The records follow. Print, word for word, the first line through the "ctx.fillText(chartTitle, 453, 20);" line.

────────────────────────────────────────

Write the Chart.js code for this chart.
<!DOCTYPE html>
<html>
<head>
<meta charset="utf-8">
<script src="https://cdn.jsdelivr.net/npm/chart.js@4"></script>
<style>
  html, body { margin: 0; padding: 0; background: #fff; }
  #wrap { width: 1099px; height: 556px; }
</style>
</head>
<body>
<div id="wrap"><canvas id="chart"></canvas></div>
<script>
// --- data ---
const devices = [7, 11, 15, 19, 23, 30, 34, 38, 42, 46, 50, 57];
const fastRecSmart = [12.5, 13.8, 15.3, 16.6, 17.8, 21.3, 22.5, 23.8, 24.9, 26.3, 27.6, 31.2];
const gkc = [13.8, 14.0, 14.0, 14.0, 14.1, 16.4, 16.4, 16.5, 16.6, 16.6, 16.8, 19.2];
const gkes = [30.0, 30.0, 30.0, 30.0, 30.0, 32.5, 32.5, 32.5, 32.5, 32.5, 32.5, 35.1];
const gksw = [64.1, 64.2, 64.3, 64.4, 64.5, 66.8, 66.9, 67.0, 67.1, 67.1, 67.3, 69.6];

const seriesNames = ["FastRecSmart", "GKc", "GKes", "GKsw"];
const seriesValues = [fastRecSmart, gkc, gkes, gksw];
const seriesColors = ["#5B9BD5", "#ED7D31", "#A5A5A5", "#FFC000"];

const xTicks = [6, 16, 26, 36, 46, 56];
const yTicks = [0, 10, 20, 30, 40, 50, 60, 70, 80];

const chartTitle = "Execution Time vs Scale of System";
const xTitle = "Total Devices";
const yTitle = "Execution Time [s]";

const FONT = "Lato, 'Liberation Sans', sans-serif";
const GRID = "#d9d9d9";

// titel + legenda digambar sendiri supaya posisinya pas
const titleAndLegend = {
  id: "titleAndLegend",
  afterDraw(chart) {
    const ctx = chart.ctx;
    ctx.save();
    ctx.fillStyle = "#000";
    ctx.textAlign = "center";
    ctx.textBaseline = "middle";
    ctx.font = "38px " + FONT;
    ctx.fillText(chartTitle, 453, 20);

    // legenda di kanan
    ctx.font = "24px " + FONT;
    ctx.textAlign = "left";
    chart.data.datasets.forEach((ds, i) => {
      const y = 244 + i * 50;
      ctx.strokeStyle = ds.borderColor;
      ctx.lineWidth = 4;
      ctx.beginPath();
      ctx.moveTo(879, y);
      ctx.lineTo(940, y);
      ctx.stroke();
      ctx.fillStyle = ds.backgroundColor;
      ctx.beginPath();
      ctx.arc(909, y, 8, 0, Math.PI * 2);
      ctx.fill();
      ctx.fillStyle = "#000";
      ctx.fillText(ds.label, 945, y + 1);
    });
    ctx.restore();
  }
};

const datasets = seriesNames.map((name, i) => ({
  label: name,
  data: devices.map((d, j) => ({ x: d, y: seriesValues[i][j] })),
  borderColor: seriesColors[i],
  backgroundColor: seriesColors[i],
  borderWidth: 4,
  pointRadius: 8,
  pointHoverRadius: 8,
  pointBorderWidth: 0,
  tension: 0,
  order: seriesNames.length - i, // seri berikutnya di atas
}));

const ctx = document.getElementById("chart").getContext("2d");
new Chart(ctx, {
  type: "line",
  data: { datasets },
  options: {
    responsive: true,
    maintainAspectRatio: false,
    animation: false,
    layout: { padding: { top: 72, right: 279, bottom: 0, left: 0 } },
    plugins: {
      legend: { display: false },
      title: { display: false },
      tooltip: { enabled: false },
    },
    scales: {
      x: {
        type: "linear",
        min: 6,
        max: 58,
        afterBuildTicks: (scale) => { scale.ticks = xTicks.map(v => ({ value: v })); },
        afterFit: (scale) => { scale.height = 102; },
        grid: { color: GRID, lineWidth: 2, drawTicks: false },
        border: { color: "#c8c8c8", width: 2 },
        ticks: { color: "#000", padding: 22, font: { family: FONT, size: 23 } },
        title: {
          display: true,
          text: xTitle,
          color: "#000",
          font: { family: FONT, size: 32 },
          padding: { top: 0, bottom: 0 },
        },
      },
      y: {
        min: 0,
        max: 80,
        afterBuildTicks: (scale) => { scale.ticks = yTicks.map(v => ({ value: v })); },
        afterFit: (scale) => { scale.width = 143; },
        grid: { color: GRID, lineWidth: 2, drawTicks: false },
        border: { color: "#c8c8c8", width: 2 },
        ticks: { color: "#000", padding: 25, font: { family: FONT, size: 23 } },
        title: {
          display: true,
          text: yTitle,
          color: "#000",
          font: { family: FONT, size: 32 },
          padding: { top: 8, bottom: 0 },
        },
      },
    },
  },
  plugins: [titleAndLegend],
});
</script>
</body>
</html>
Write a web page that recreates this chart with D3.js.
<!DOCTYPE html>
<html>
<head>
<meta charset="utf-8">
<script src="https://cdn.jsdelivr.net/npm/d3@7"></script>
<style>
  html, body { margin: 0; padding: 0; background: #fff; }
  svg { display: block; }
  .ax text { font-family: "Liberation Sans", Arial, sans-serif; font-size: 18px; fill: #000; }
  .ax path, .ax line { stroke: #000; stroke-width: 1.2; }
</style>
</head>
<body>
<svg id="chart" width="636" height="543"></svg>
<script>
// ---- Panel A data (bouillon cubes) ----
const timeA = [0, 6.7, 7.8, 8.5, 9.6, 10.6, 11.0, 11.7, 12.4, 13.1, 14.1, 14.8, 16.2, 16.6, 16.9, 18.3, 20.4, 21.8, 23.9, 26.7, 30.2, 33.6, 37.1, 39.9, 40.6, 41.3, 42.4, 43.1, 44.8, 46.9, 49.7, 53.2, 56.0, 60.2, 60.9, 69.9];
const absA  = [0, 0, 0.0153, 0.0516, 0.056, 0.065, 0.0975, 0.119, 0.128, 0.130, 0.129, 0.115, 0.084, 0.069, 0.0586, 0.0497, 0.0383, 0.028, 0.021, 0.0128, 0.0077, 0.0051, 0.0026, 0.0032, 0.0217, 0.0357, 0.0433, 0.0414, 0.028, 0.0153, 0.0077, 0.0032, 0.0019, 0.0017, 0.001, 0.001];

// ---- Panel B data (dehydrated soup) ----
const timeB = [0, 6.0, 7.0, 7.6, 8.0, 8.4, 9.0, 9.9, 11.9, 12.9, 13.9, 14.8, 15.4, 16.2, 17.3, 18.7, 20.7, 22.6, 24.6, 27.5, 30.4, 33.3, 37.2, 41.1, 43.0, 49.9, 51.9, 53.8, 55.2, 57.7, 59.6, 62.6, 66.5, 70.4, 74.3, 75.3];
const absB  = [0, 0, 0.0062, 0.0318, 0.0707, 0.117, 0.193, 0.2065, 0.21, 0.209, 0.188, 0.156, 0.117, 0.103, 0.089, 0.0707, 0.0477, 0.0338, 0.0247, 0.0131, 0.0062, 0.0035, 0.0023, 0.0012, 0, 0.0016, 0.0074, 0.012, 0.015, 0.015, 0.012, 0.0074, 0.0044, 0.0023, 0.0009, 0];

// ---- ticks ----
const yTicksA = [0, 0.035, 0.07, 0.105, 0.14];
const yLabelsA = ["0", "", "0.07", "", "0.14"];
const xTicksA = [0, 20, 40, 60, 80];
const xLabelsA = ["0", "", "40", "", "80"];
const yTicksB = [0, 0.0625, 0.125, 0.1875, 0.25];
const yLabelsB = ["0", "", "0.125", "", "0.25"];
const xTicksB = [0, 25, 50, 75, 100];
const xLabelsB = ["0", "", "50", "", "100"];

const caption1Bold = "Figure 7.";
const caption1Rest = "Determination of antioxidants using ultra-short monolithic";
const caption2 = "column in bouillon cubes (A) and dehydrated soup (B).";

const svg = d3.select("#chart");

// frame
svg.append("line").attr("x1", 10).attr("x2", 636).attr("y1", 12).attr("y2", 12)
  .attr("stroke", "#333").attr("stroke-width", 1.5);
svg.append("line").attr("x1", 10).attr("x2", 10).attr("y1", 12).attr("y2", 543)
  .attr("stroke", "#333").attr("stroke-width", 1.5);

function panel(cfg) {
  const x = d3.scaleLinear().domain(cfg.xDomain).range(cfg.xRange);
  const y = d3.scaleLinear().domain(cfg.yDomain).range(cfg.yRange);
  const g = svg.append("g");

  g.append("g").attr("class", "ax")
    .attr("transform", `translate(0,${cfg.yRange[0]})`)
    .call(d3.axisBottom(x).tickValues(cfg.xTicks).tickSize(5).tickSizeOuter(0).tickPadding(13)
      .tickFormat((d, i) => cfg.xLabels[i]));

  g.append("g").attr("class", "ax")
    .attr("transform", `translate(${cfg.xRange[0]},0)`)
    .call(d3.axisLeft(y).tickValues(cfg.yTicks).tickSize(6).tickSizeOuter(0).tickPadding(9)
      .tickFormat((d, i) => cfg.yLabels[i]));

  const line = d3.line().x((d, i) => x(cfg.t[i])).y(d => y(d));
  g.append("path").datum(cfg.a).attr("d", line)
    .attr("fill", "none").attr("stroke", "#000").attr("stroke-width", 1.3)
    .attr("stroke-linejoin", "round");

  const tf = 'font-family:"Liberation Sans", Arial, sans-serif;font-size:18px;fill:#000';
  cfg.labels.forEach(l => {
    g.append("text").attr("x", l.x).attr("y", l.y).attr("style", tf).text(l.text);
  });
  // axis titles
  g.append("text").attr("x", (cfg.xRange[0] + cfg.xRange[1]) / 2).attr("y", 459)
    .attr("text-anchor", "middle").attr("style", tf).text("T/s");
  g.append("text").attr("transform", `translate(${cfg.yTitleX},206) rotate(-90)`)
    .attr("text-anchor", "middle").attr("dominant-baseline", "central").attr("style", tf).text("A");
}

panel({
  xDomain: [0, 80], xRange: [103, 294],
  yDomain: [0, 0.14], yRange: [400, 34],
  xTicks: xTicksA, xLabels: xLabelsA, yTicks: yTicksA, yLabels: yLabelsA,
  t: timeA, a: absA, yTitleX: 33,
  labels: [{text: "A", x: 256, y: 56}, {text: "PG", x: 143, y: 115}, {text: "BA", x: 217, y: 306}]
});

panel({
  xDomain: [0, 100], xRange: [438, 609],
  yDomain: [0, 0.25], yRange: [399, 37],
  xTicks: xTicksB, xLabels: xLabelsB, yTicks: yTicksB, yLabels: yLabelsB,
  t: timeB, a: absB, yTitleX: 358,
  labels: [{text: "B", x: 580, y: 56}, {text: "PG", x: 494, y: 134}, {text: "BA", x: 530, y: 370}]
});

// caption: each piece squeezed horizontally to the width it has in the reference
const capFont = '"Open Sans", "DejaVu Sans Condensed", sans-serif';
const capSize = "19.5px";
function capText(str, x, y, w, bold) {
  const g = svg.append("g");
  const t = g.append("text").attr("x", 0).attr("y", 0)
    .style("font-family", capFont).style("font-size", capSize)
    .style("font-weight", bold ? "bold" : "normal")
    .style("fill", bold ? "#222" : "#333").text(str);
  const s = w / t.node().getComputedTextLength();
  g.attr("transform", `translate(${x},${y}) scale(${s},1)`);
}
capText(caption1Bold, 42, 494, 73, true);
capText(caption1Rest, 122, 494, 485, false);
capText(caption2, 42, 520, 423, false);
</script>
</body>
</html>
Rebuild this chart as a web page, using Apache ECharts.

────────────────────────────────────────

## REPLY
Write the Chart.js code for this chart.
<!DOCTYPE html>
<html>
<head>
<meta charset="utf-8">
<script src="https://cdn.jsdelivr.net/npm/chart.js@4"></script>
<style>
  html, body { margin: 0; padding: 0; background: #fff; }
  #wrap { width: 1099px; height: 556px; }
</style>
</head>
<body>
<div id="wrap"><canvas id="chart"></canvas></div>
<script>
// --- data ---
const devices = [7, 11, 15, 19, 23, 30, 34, 38, 42, 46, 50, 57];
const fastRecSmart = [12.5, 13.8, 15.3, 16.6, 17.8, 21.3, 22.5, 23.8, 24.9, 26.3, 27.6, 31.2];
const gkc = [13.8, 14.0, 14.0, 14.0, 14.1, 16.4, 16.4, 16.5, 16.6, 16.6, 16.8, 19.2];
const gkes = [30.0, 30.0, 30.0, 30.0, 30.0, 32.5, 32.5, 32.5, 32.5, 32.5, 32.5, 35.1];
const gksw = [64.1, 64.2, 64.3, 64.4, 64.5, 66.8, 66.9, 67.0, 67.1, 67.1, 67.3, 69.6];

const seriesNames = ["FastRecSmart", "GKc", "GKes", "GKsw"];
const seriesValues = [fastRecSmart, gkc, gkes, gksw];
const seriesColors = ["#5B9BD5", "#ED7D31", "#A5A5A5", "#FFC000"];

const xTicks = [6, 16, 26, 36, 46, 56];
const yTicks = [0, 10, 20, 30, 40, 50, 60, 70, 80];

const chartTitle = "Execution Time vs Scale of System";
const xTitle = "Total Devices";
const yTitle = "Execution Time [s]";

const FONT = "Lato, 'Liberation Sans', sans-serif";
const GRID = "#d9d9d9";

// titel + legenda digambar sendiri supaya posisinya pas
const titleAndLegend = {
  id: "titleAndLegend",
  afterDraw(chart) {
    const ctx = chart.ctx;
    ctx.save();
    ctx.fillStyle = "#000";
    ctx.textAlign = "center";
    ctx.textBaseline = "middle";
    ctx.font = "38px " + FONT;
    ctx.fillText(chartTitle, 453, 20);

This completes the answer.